CQ committed patch twice |
||||||||||||||||||||
Issue descriptionIn https://codereview.chromium.org/2468333002/, the CQ applied a patch twice, resulting in a broken build. It was landed as both 67b831b414b1a10a87d36ae79d6283e4c4f60ac8 and 8097dff55c84516414ce944ee6bc5435807f4fbc. Because that file is spaced out and regularly formatted, the same patch could be applied twice I guess.
,
Nov 3 2016
The following revision refers to this bug: https://chromium.googlesource.com/chromium/src.git/+/92c7339480267e5ab6e51c5445d7f9802405ce72 commit 92c7339480267e5ab6e51c5445d7f9802405ce72 Author: Scott Graham <scottmg@chromium.org> Date: Thu Nov 03 19:44:35 2016 Fix presubmit after CQ commit error TBR=jam@chromium.org,ynovikov@chromium.org BUG= 662140 Review URL: https://codereview.chromium.org/2477803003 . Cr-Commit-Position: refs/heads/master@{#429676} [modify] https://crrev.com/92c7339480267e5ab6e51c5445d7f9802405ce72/testing/buildbot/chromium.linux.json
,
Nov 3 2016
CQ team, can you figure out why this happened? Probably not a good thing....
,
Nov 3 2016
I had a similar problem: https://codereview.chromium.org/2468723003/ It looks like the patch was committed, then another message was posted: Failed to apply the patch. On branch working_branch Your branch is up-to-date with 'origin/refs/pending/heads/master'. nothing to commit, working tree clean which looks like it was trying to double-commit to me.
,
Nov 4 2016
I also got comment 4 https://codereview.chromium.org/2460063002#msg12 recently
,
Nov 4 2016
,
Nov 4 2016
The problem mentioned in this issue is related to the fact that CQ is committing and closing the issue on Rietveld in two separate non-atomic steps. Should CQ be restarted right after it has committed but before it has closed the issue, CQ will attempt to commit the patch again after restart. For most patches, this results in an error message since those patches do not apply anymore (e.g. see #4 on this issue, tracked in issue 432905). Some patches, however, can be applied multiple times and this is what happened here. This happens rarely enough that we do not wish to spend resources to fix it immediately and most of the time it does not cause major outages. Instead, the issue will be solved when we'll migrate to Gerrit (tandrii@ can give an ETA for this), which does committing for us in an atomic fashion.
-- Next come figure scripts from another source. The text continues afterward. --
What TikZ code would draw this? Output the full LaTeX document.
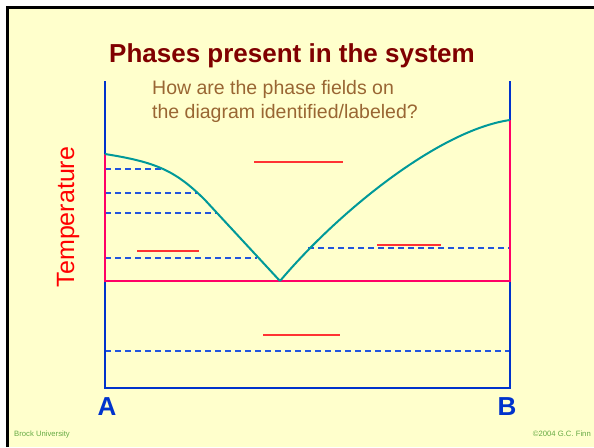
\documentclass[tikz,border=0pt]{standalone}
\usepackage{fontspec}
\setmainfont{Liberation Sans}
\definecolor{slidebg}{HTML}{FFFFCC}
\definecolor{titlered}{HTML}{800000}
\definecolor{subbrown}{HTML}{996633}
\definecolor{axisblue}{HTML}{0033CC}
\definecolor{phasepink}{HTML}{FF0066}
\definecolor{liqteal}{HTML}{009999}
\definecolor{blankred}{HTML}{FF3333}
\definecolor{tieblue}{HTML}{2255DD}
\definecolor{footgreen}{HTML}{66AA44}
\tikzset{
  axisline/.style={axisblue, line width=2pt},
  phaseline/.style={phasepink, line width=2.4pt},
  liquidus/.style={liqteal, line width=2pt},
  tieline/.style={tieblue, line width=1.1pt, dash pattern=on 6pt off 4pt},
  blank/.style={blankred, line width=1.2pt},
}
\begin{document}
\begin{tikzpicture}[x=1pt, y=-1pt]
  \useasboundingbox (0,0) rectangle (594,447);
  % Slide
  \fill[white] (0,0) rectangle (594,447);
  \fill[slidebg] (7,7) rectangle (594,447);
  \draw[line width=3pt] (7,447) -- (7,7) -- (594,7);

  % Titles
  \node[titlered, anchor=base, font=\fontsize{26}{30}\selectfont\bfseries] (title) at (292,62) {Phases present in the system};
  \node[subbrown, anchor=north west, align=left, inner sep=0pt,
        font=\fontsize{19.5}{24}\selectfont] (question) at (152,80)
        {How are the phase fields on\\the diagram identified/labeled?};

  % Tie lines
  \draw[tieline] (105,169) -- (162,169);
  \draw[tieline] (105,193) -- (197,193);
  \draw[tieline] (105,213) -- (217,213);
  \draw[tieline] (105,258) -- (257,258);
  \draw[tieline] (308,248) -- (510,248);
  \draw[tieline] (105,351) -- (510,351);

  % Axes
  \draw[axisline] (105,81) -- (105,388) -- (510,388) -- (510,81);

  % Eutectic and melting points
  \draw[phaseline] (105,154) -- (105,281) -- (510,281) -- (510,120);

  % Liquidus
  \draw[liquidus] (105,154) .. controls (155,162) and (175,170) .. (205,200) -- (280,281);
  \draw[liquidus] (280,281) .. controls (340,210) and (440,130) .. (510,120);

  % Blanks
  \draw[blank] (254,162) -- (343,162);
  \draw[blank] (137,251) -- (199,251);
  \draw[blank] (377,245) -- (441,245);
  \draw[blank] (263,335) -- (340,335);

  % Labels
  \node[red, rotate=90, font=\fontsize{25}{28}\selectfont] (temp) at (68,217) {Temperature};
  \node[axisblue, anchor=base, font=\fontsize{26}{30}\selectfont\bfseries] (compA) at (107,415) {A};
  \node[axisblue, anchor=base, font=\fontsize{26}{30}\selectfont\bfseries] (compB) at (507,415) {B};
  \node[footgreen, anchor=base west, inner sep=0pt, font=\fontsize{7.7}{9}\selectfont] (uni) at (14,436) {Brock University};
  \node[footgreen, anchor=base east, inner sep=0pt, font=\fontsize{7.7}{9}\selectfont] (copy) at (591,436) {©2004 G.C. Finn};
\end{tikzpicture}
\end{document}
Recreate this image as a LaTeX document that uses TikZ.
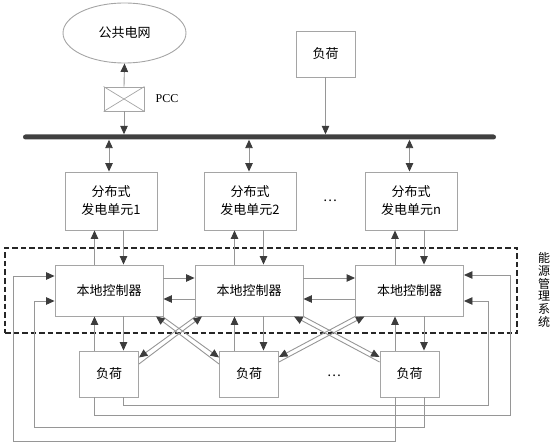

I'll keep this issue open to allow others dedupe against it, but reduce the priority.
,
Nov 8 2016
,
Nov 8 2016
Issue 663357 has been merged into this issue.
,
Nov 8 2016
,
Nov 8 2016
Several times a week doesn't seem that rare when each occurrence causes tree closures.
,
Nov 9 2016
If this is causing tree closures, then an interim solution should be determined until the Gerrit migration is complete.
,
Nov 10 2016
As discussed with +sergiyb@ yesterday,
Interim solution outline:
def apply_patch(CL):
git fetch
# NEW CHECK:
new_check_already_known(cl)
apply_issue.py
git push
def new_check_already_known(cl):
for commit in last_20_commits:
if time.time() - commit.timestamp < 5*minutes:
if cl.get_review_url() in commit.full_message:
raise ProbablyAlreadyCommittedSoAbortCQAttempt(commit)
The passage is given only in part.